L'édito de Sabrina Schwob - Cour de justice: quel cinéma!

Le 24 mars 2021

Un lieu réunit une partie des articles de ce numéro, aussi petit soit-il: la Cour de justice, qui a certes toujours eu une affinité particulière avec le cinéma. Obstacles à surmonter pour un protagoniste, occasion de susciter de vives émotions - renforcées par la musique, le mélodrame - chez le spectateur indigné par une justice qui, loin d’être aveugle, privilégie ses intérêts ou une frange de la population, ou dénonciation des travers d’une époque - parfois antérieure, pour mieux souligner les injustices actuelles - en montrant de quel côté se situe le pouvoir. L’artifice du système judiciaire est révélé par son assimilation au dispositif cinématographique. Les avocats sont alors associés à des acteurs, le spectateur à l'audience: le discours s'adresse directement à lui.

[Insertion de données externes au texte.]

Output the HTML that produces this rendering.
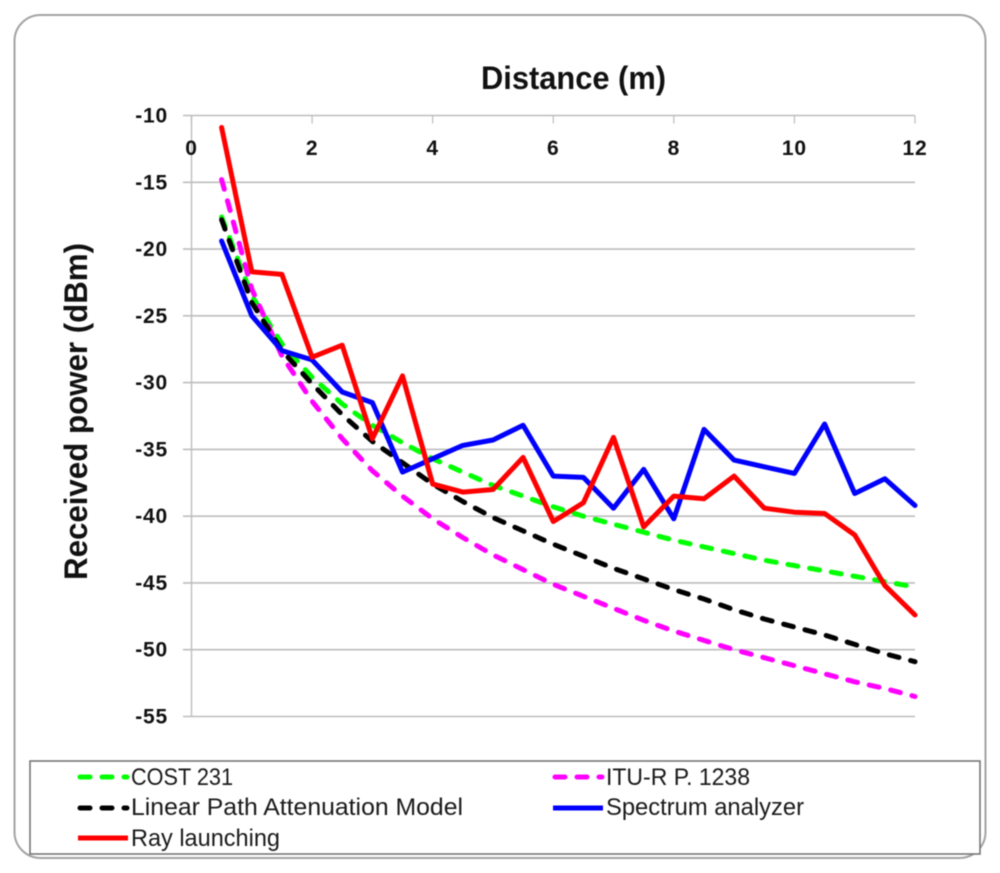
<!DOCTYPE html>
<html lang="en">
<head>
<meta charset="utf-8">
<title>Received power vs distance</title>
<style>
html,body{margin:0;padding:0;background:#fff;width:1000px;height:873px;overflow:hidden}
svg{display:block;filter:blur(0.45px)}
text{font-family:"Liberation Sans",sans-serif;fill:#111}
.tick{font-size:21px;font-weight:bold;letter-spacing:0.8px}
.leg{font-size:24px;fill:#1a1a1a}
</style>
</head>
<body>
<svg id="chart" width="1000" height="873" viewBox="0 0 1000 873" xmlns="http://www.w3.org/2000/svg">
  <rect x="14.5" y="15" width="971" height="843" rx="26" fill="#fff" stroke="#a3a3a3" stroke-width="2"/>
  <g id="grid"></g>
  <g id="xticks"></g>
  <g id="yticks"></g>
  <text x="481" y="89" font-size="32" font-weight="bold" textLength="185" lengthAdjust="spacingAndGlyphs">Distance (m)</text>
  <text transform="translate(87,580) rotate(-90)" font-size="32" font-weight="bold" textLength="337" lengthAdjust="spacingAndGlyphs">Received power (dBm)</text>
  <g id="series"></g>
  <g>
    <rect x="30" y="761" width="950" height="93" fill="#fff" stroke="#6e6e6e" stroke-width="1.5"/>
    <g>
      <line x1="80" y1="777" x2="127" y2="777" stroke="#00ff00" stroke-width="5" stroke-dasharray="10 12" stroke-linecap="round"/>
      <text class="leg" x="131" y="785" textLength="102" lengthAdjust="spacingAndGlyphs">COST 231</text>
    </g>
    <g>
      <line x1="555" y1="777" x2="602" y2="777" stroke="#ff00ff" stroke-width="5" stroke-dasharray="10 12" stroke-linecap="round"/>
      <text class="leg" x="606" y="785" textLength="144" lengthAdjust="spacingAndGlyphs">ITU-R P. 1238</text>
    </g>
    <g>
      <line x1="80" y1="808" x2="127" y2="808" stroke="#000" stroke-width="5" stroke-dasharray="10 12" stroke-linecap="round"/>
      <text class="leg" x="131" y="815" textLength="332" lengthAdjust="spacingAndGlyphs">Linear Path Attenuation Model</text>
    </g>
    <g>
      <line x1="553" y1="808" x2="603" y2="808" stroke="#0000ff" stroke-width="5"/>
      <text class="leg" x="606" y="815" textLength="198" lengthAdjust="spacingAndGlyphs">Spectrum analyzer</text>
    </g>
    <g>
      <line x1="78" y1="838" x2="128" y2="838" stroke="#ff0000" stroke-width="5"/>
      <text class="leg" x="131" y="846" textLength="149" lengthAdjust="spacingAndGlyphs">Ray launching</text>
    </g>
  </g>
</svg>
<script>
const distances = [0.5,1,1.5,2,2.5,3,3.5,4,4.5,5,5.5,6,6.5,7,7.5,8,8.5,9,9.5,10,10.5,11,11.5,12];
const cost231 = [-17.6,-23.5,-27.1,-29.6,-31.6,-33.2,-34.5,-35.7,-36.7,-37.7,-38.5,-39.3,-40,-40.6,-41.2,-41.8,-42.3,-42.8,-43.3,-43.7,-44.1,-44.5,-44.9,-45.3];
const ituR = [-14.8,-23,-28,-31.4,-34.2,-36.6,-38.5,-40.2,-41.6,-42.9,-44,-45.1,-46,-46.9,-47.8,-48.6,-49.3,-50,-50.6,-51.2,-51.8,-52.4,-52.9,-53.5];
const linearPath = [-17.8,-24,-27.6,-30.1,-32.4,-34.4,-36,-37.6,-38.9,-40.1,-41.1,-42.1,-43,-43.9,-44.7,-45.5,-46.2,-47,-47.7,-48.3,-48.9,-49.6,-50.3,-50.9];
const spectrum = [-19.4,-25,-27.6,-28.3,-30.7,-31.5,-36.7,-35.7,-34.7,-34.3,-33.2,-37,-37.1,-39.4,-36.5,-40.2,-33.5,-35.8,-36.3,-36.8,-33.1,-38.3,-37.2,-39.2];
const rayLaunching = [-10.9,-21.7,-21.9,-28.1,-27.2,-34.2,-29.5,-37.6,-38.2,-38,-35.6,-40.4,-39,-34.1,-40.8,-38.5,-38.7,-37,-39.4,-39.7,-39.8,-41.4,-45.2,-47.4];
const xTickLabels = [0,2,4,6,8,10,12];
const yTickLabels = [-10,-15,-20,-25,-30,-35,-40,-45,-50,-55];

const NS = 'http://www.w3.org/2000/svg';
const xScale = v => 191.5 + v * (915 - 191.5) / 12;
const yScale = v => 115.5 + (-10 - v) * (716.5 - 115.5) / 45;

function make(tag, attrs, parent, txt) {
  const el = document.createElementNS(NS, tag);
  for (const k in attrs) el.setAttribute(k, attrs[k]);
  if (txt !== undefined) el.textContent = txt;
  parent.appendChild(el);
  return el;
}

const grid = document.getElementById('grid');
const xticks = document.getElementById('xticks');
const yticks = document.getElementById('yticks');
const seriesGroup = document.getElementById('series');

yTickLabels.forEach(v => {
  const y = yScale(v);
  const gl = make('line', {x1: 183, x2: xScale(12), y1: y, y2: y, stroke: '#bdbdbd', 'stroke-width': 1.6}, grid);
  
  
  const t = make('text', {class: 'tick', x: 168, y: y + 7, 'text-anchor': 'end'}, yticks, String(v));
  
  
});

const yAxis = make('line', {x1: xScale(0), x2: xScale(0), y1: yScale(-10), y2: yScale(-55), stroke: '#bdbdbd', 'stroke-width': 1.4}, grid);



xTickLabels.forEach(v => {
  const x = xScale(v);
  const m = make('line', {x1: x, x2: x, y1: yScale(-10), y2: yScale(-10) + 8, stroke: '#bdbdbd', 'stroke-width': 1.2}, xticks);
  
  
  const t = make('text', {class: 'tick', x: x, y: 155, 'text-anchor': 'middle'}, xticks, String(v));
  
  
});

function drawSeries(values, color, dashed, name) {
  const pts = values.map((v, i) => xScale(distances[i]).toFixed(1) + ',' + yScale(v).toFixed(1)).join(' ');
  const attrs = {points: pts, fill: 'none', stroke: color, 'stroke-width': 5, 'stroke-linejoin': 'round', 'stroke-linecap': 'round'};
  if (dashed) attrs['stroke-dasharray'] = '10 12';
  const line = make('polyline', attrs, seriesGroup);
  
  
}

drawSeries(cost231, '#00ff00', true, 'series-cost-231');
drawSeries(ituR, '#ff00ff', true, 'series-itu-r');
drawSeries(linearPath, '#000000', true, 'series-linear-path');
drawSeries(spectrum, '#0000ff', false, 'series-spectrum-analyzer');
drawSeries(rayLaunching, '#ff0000', false, 'series-ray-launching');
</script>
</body>
</html>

Dans ce numéro, la Cour s’inscrit dans des contextes bien différents. Dans Justice pour tous (voir la Chronique de Philippe Thonney) de Norman Jewison (1979), elle occupe une place centrale, où l’avocat incarné par Al Pacino lutte tant bien que mal contre toutes les vilenies imaginables, avant de refuser de poursuivre plus loin la mascarade, quel qu’en soit le prix à payer. Steve McQueen (Hunger, Shame) nous y plonge lors du premier épisode de sa série Small Axe qui explore plusieurs formes de racisme à l’égard de la communauté afro-caribéenne à Londres dans les années 60 à 80. Il nous fait ainsi revivre un procès historique, motivé par la haine raciale, du groupe des Mangrove Nine. Bad Luck Banging Or Loony Porn de Radu Jude, grand lauréat de la dernière édition de la Berlinale, recrée quant à lui une Cour de justice dans… une cour (universitaire) de recréation...! La crise sanitaire actuelle y apparaît comme un bien moindre mal face à des individus pétris de frustrations, de machisme et de conservatisme qui se sont érigés en juges. Heureusement, la séquence finale, en proposant différentes issues possibles au procès, est là pour nous rappeler que le cinéma est aussi une machine à fictions.